Just to share my own experience with running VMWare Workstation 10 for a little over one month-- disk usage with it is very high.  You will see benefits from having a fast storage device for your VMs.  While SSD would be great for performance, disk usage space for a VM may be very high depending on your configuration.  For my own desktop workstation, I did not choose SSD for this very reason.  SSD storage space is quite limited.  While having large space with SSD is possible, the cost of it will be very very high.

 

What I did was choose two hard drives -- 1TB 7200RPM that my Windows 7 OS is installed on (boot drive); 2TB 7200RPM that all my VMs exist on.

 

I currently have five different VMs on my 2TB drive.  Just to give you an idea of storage space consumed by all:

 

FreeBSD 9.1 consumes 9.88GB

Windows XP 32-bit consumes 25.1GB (note that I uninstalled some components that I do not use that reduced this size)

Windows 8.1 64-bit consumes 50.9GB (nothing removed at all)

Windows Server 2008R2 consumes 11.2GB (this is a very thin customized install of the core OS and required components)

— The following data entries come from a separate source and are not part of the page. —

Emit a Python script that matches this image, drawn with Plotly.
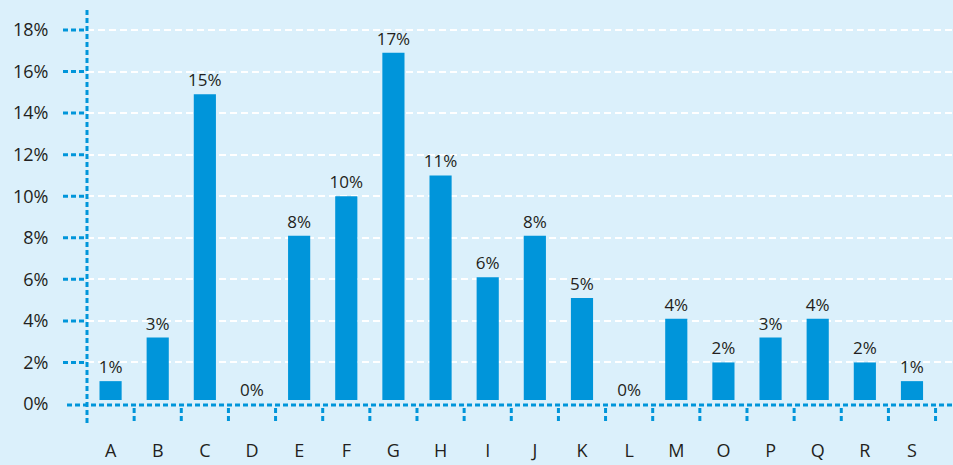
import plotly.graph_objects as go

categories = ["A", "B", "C", "D", "E", "F", "G", "H", "I", "J", "K", "L", "M", "O", "P", "Q", "R", "S"]
values = [1.1, 3.2, 14.9, 0, 8.1, 10.0, 16.9, 11.0, 6.1, 8.1, 5.1, 0, 4.1, 2.0, 3.2, 4.1, 2.0, 1.1]
y_ticks = [0, 2, 4, 6, 8, 10, 12, 14, 16, 18]
y_tick_labels = [f"{v}%" for v in y_ticks]

BG = "#dbf0fb"
BLUE = "#0095da"
TXT = "#231f20"
FONT = "Open Sans"

W, H = 953, 465
ML, MR, MT, MB = 87, 0, 10, 61
PW, PH = W - ML - MR, H - MT - MB


def px_x(p):
    return p / PW


def px_y(p):
    return p / PH


fig = go.Figure(go.Bar(
    x=categories, y=values,
    marker=dict(color=BLUE, line=dict(width=0)),
    text=[f"{round(v)}%" for v in values],
    textposition="outside",
    constraintext="none",
    textfont=dict(family=FONT, size=17, color=TXT),
    cliponaxis=False,
))

dot = dict(color=BLUE, width=3, dash="5px,3px")
shapes = []
# cover bottom of bars (small gap above axis line)
shapes.append(dict(type="rect", xref="x", x0=-0.45, x1=len(categories) - 0.5,
                   yref="paper", y0=px_y(-3), y1=px_y(4),
                   fillcolor=BG, line=dict(width=0), layer="above"))
# x axis line
shapes.append(dict(type="line", xref="paper", x0=px_x(-20), x1=1,
                   yref="paper", y0=px_y(-1), y1=px_y(-1), line=dot))
# y axis line
shapes.append(dict(type="line", xref="paper", x0=0, x1=0,
                   yref="paper", y0=px_y(-19), y1=1, line=dot))
# left tick dashes
for v in y_ticks[1:]:
    shapes.append(dict(type="line", xref="paper", x0=px_x(-24), x1=0,
                       yref="y", y0=v, y1=v, line=dot))
# bottom boundary ticks
for i in range(len(categories)):
    b = i + 0.5
    shapes.append(dict(type="line", xref="x", x0=b, x1=b,
                       yref="paper", y0=px_y(-4), y1=px_y(-19), line=dot))

fig.update_layout(
    width=W, height=H,
    margin=dict(l=ML, r=MR, t=MT, b=MB),
    paper_bgcolor=BG, plot_bgcolor=BG,
    bargap=0.53,
    showlegend=False,
    font=dict(family=FONT, color=TXT),
    shapes=shapes,
    xaxis=dict(
        range=[-0.5, 17.87], automargin=False,
        showgrid=False, zeroline=False, showline=False,
        ticks="outside", ticklen=30, tickcolor="rgba(0,0,0,0)",
        tickfont=dict(family=FONT, size=18, color=TXT),
    ),
    yaxis=dict(
        range=[0, 18.96], automargin=False,
        tickvals=y_ticks, ticktext=y_tick_labels,
        showgrid=True, gridcolor="white", gridwidth=2, griddash="7px,4px",
        zeroline=False, showline=False,
        ticks="outside", ticklen=34, tickcolor="rgba(0,0,0,0)",
        tickfont=dict(family=FONT, size=18, color=TXT),
    ),
)

fig.write_html(
    "out.html",
    config={"displayModeBar": False},
    post_script="document.body.style.margin='0px';document.body.style.overflow='hidden';",
)
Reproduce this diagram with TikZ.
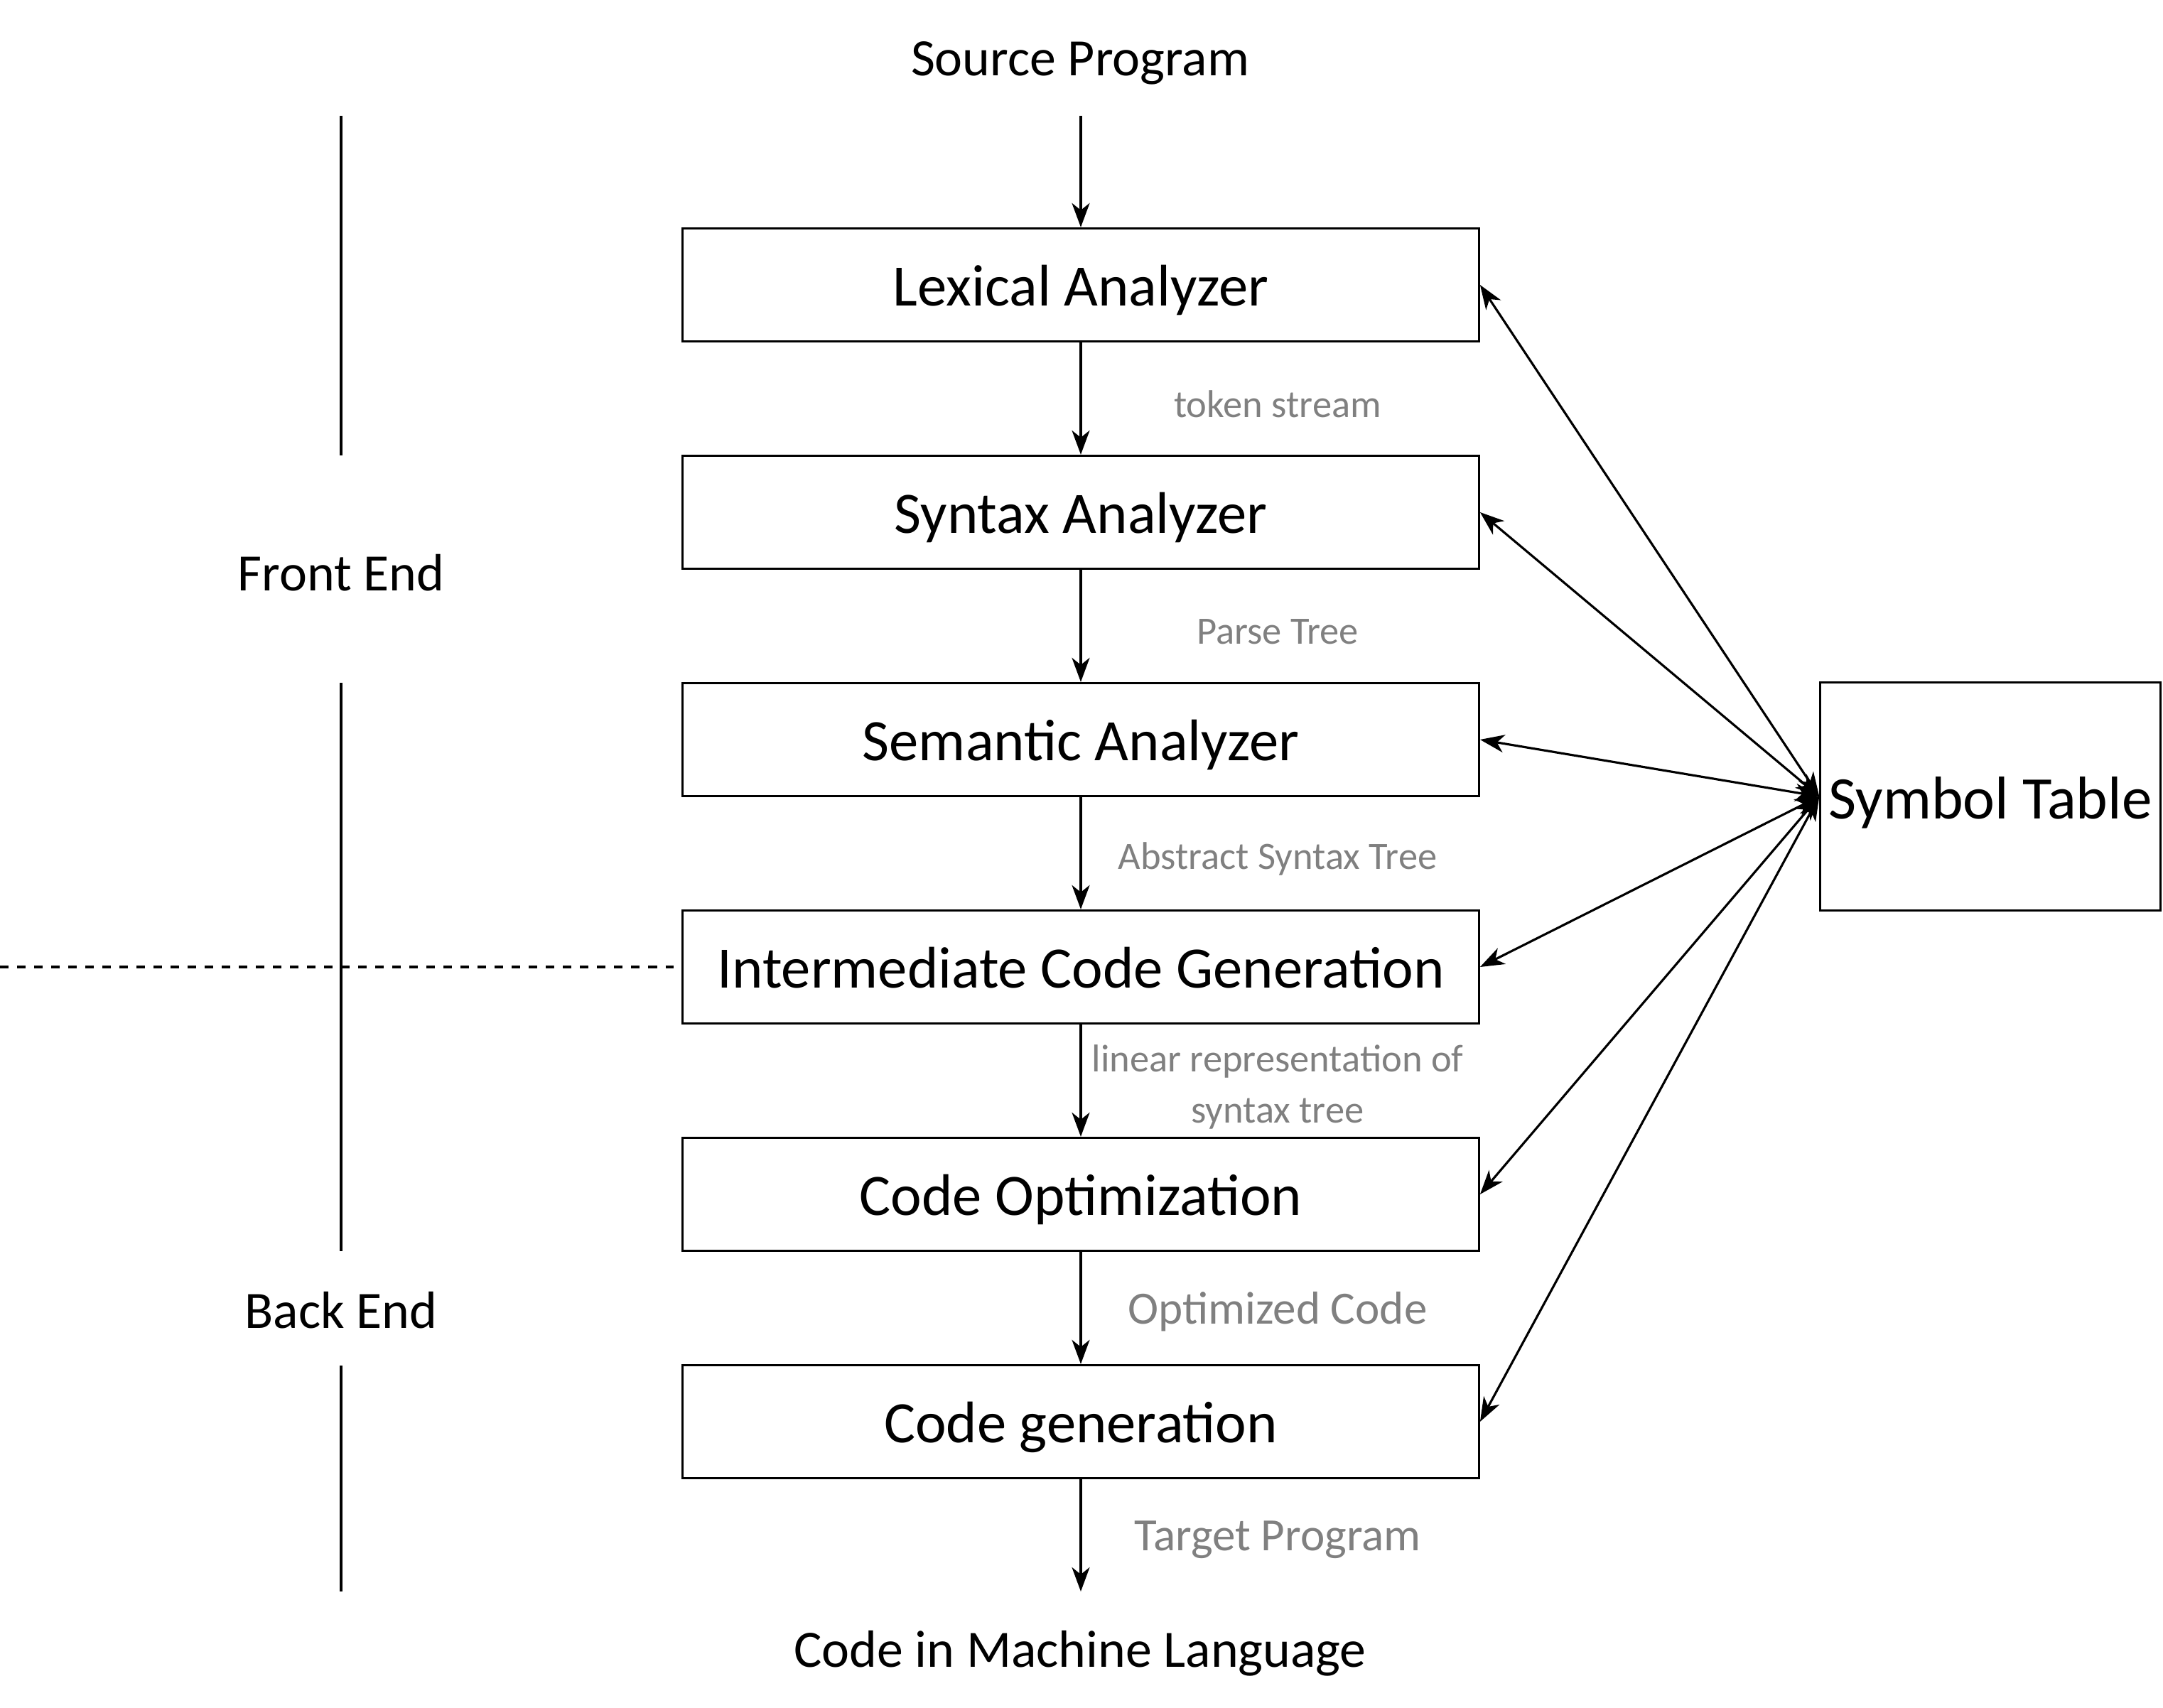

Windows Server 2008R2 consumes 43.6GB (larger install for this second instance)

 

For the memory that you allocate for each VM, VMWare will create a file on disk of this size.  For my Windows 8.1 VM, I allocated 24GB of memory.  VMWare created a vmem file that is 25,165,824 KB in size.  It will do the same for every VM you create.  This is why fast disk access will benefit you.

 

I also have shared storage that my VMs use through my NAS.  It is accessible through the VMs, but I have to enter network credentials when using my WIndows 8.1 VM.  Microsoft seems to have changed the way logons work with Windows 8 (email address login instead of computer user name/password).